If you dear reader think that is still not an enough reason to name a tennis tournament Roland Garros who was not a tennis player wait for this: in the early stages of the air war in World War I the problem of mounting a forward-firing machine gun on combat aircraft was considered by several people. Building on research by engineer Raymond Saulnier, Garros invented a synchronization system that enabled pilots to shoot through a plane’s propellers. His aircraft being equipped with the new system he scored three victories over the Germans in April 1915 when he was forced to crash-land his plane and was caught by the enemy. Garros could not destroy his aircraft and so Anthony Fokker could improve this synchronization system, which was then fitted onto German planes that started shooting down Allied aircraft. After achieving the first ever shooting down of an aircraft by a fighter firing through the propeller, his invention, and setting up his records he spent almost three years in captivity as a POW. Unfortunately, his health deteriorated during his time in the POW camps and he became severely short-sighted, but he survived the camps and escaping from the Germans after 3 years he was ready to continue to fly again. Even George Clemenceau wanted him to stay away from the war, stubborn as he was could not resist to keep fighting and was shot down over the Ardennes and died on October 5, 1918.


Roland Garros photographed in an aircraft cockpit
Ready to fly, ready to fight

Garros is called by some the world's first fighter ace but as he shot down only four aircraft altogether that is not true since you needed five or more victories to qualify. The honor of becoming the first ace went to Adolphe Pégoud another French airman. But it is not hard to imagine what would have happened if he had not been shot down by the enemy in 1915. He could have been the first ACE of the war, he could have beaten the Red Baron, and it would have taken a little longer for Mr.
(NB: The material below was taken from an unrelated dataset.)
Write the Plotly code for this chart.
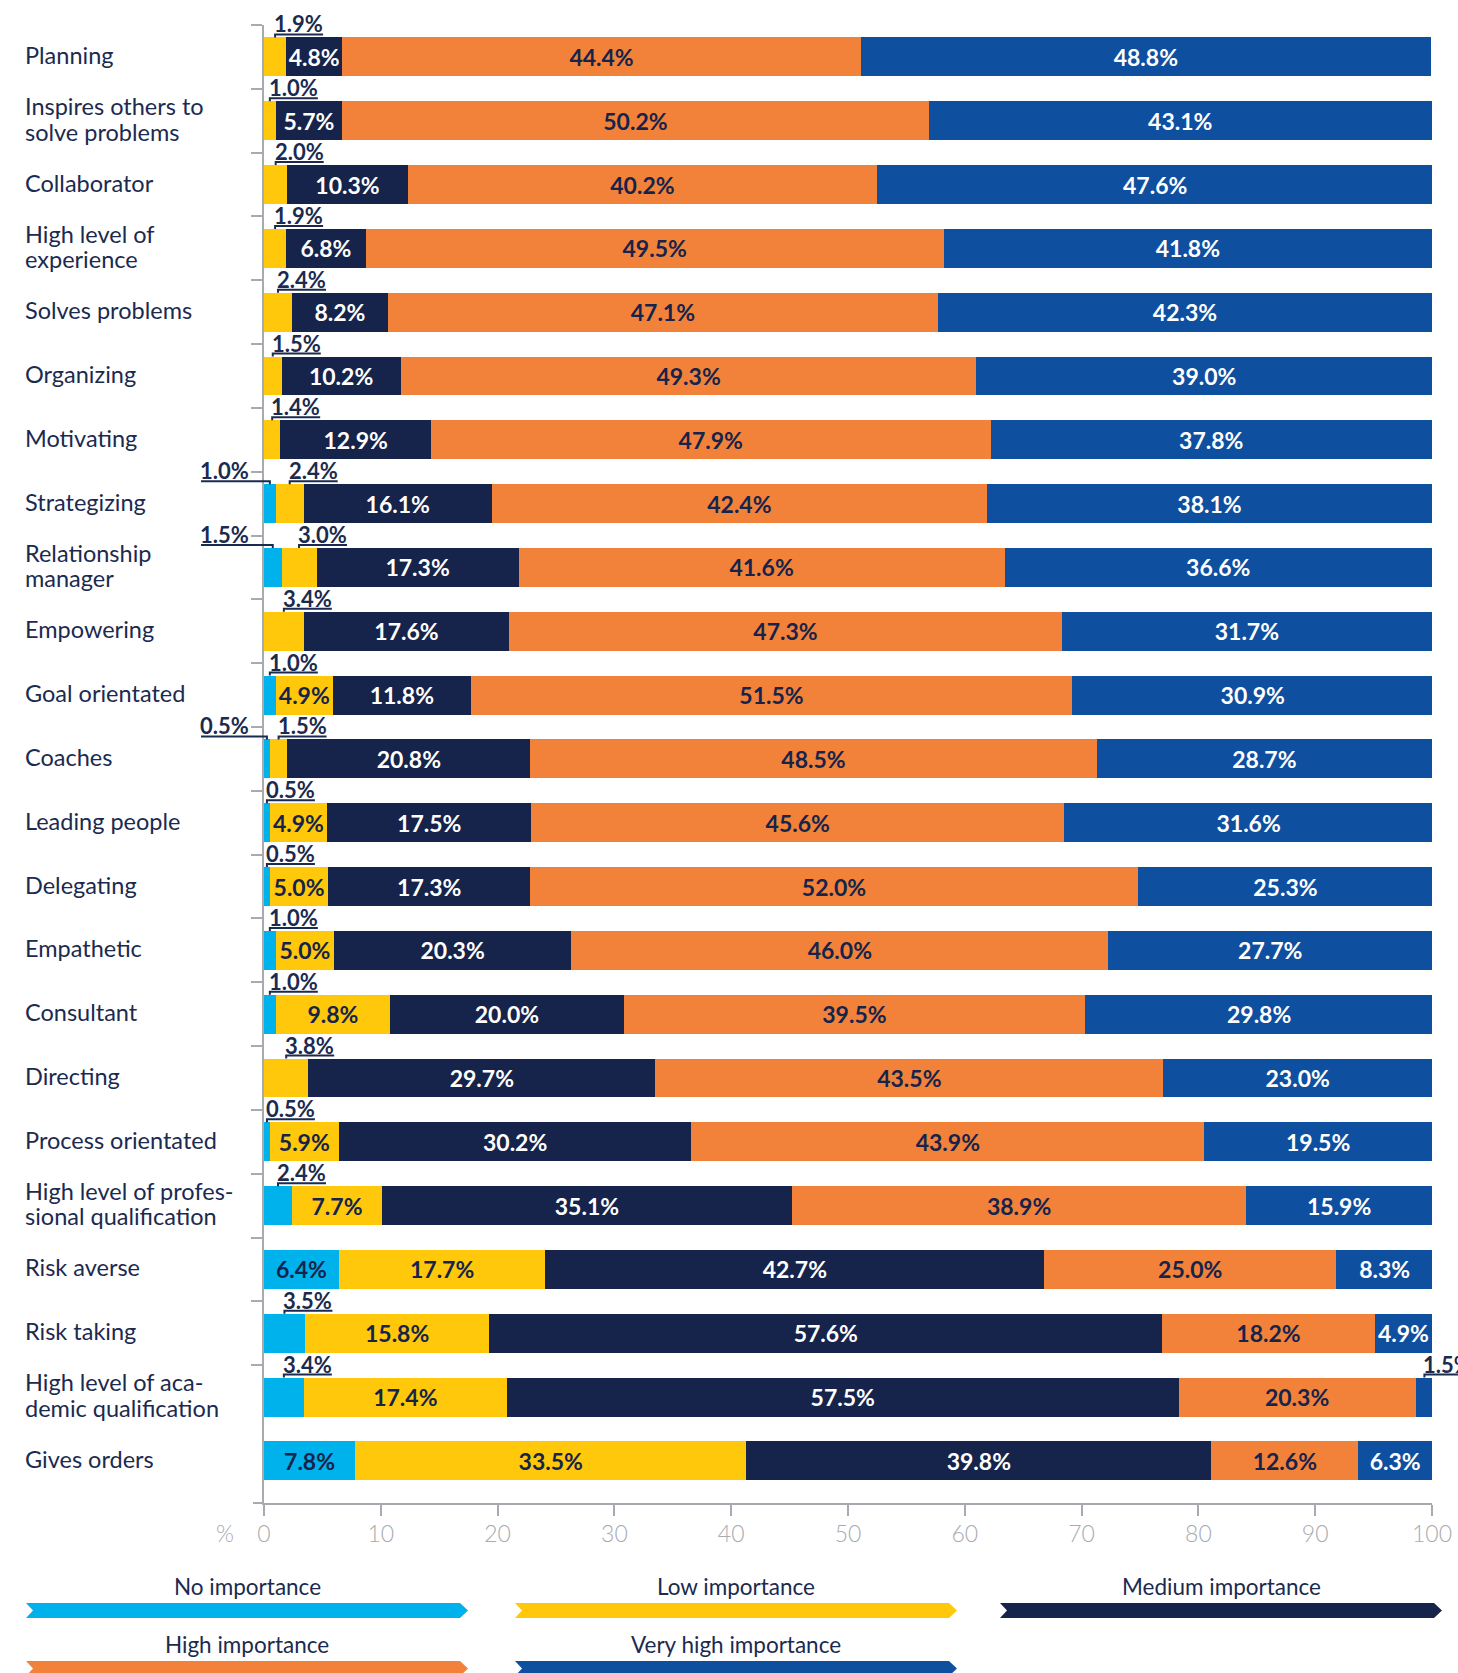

Fokker to finish his project and maybe, we would call the Fokker Scourge the Gaross Scourge. Maybe. Maybe in this case the French Open would not be called the Roland Gaross. It was not until 1928 that the Roland Garros tennis stadium was named in his memory and now the French Open takes the name of Roland-Garros from the stadium in which it is held.


Maybe you enjoyed reading a few facts about an extraordinary man during these extraordinary times we live in today. A few days and the French Open is over with those sport men and women fighting their own battles there and try to entertain us who watch them on TV. Maybe, they do a little bit more than that: they give us hope.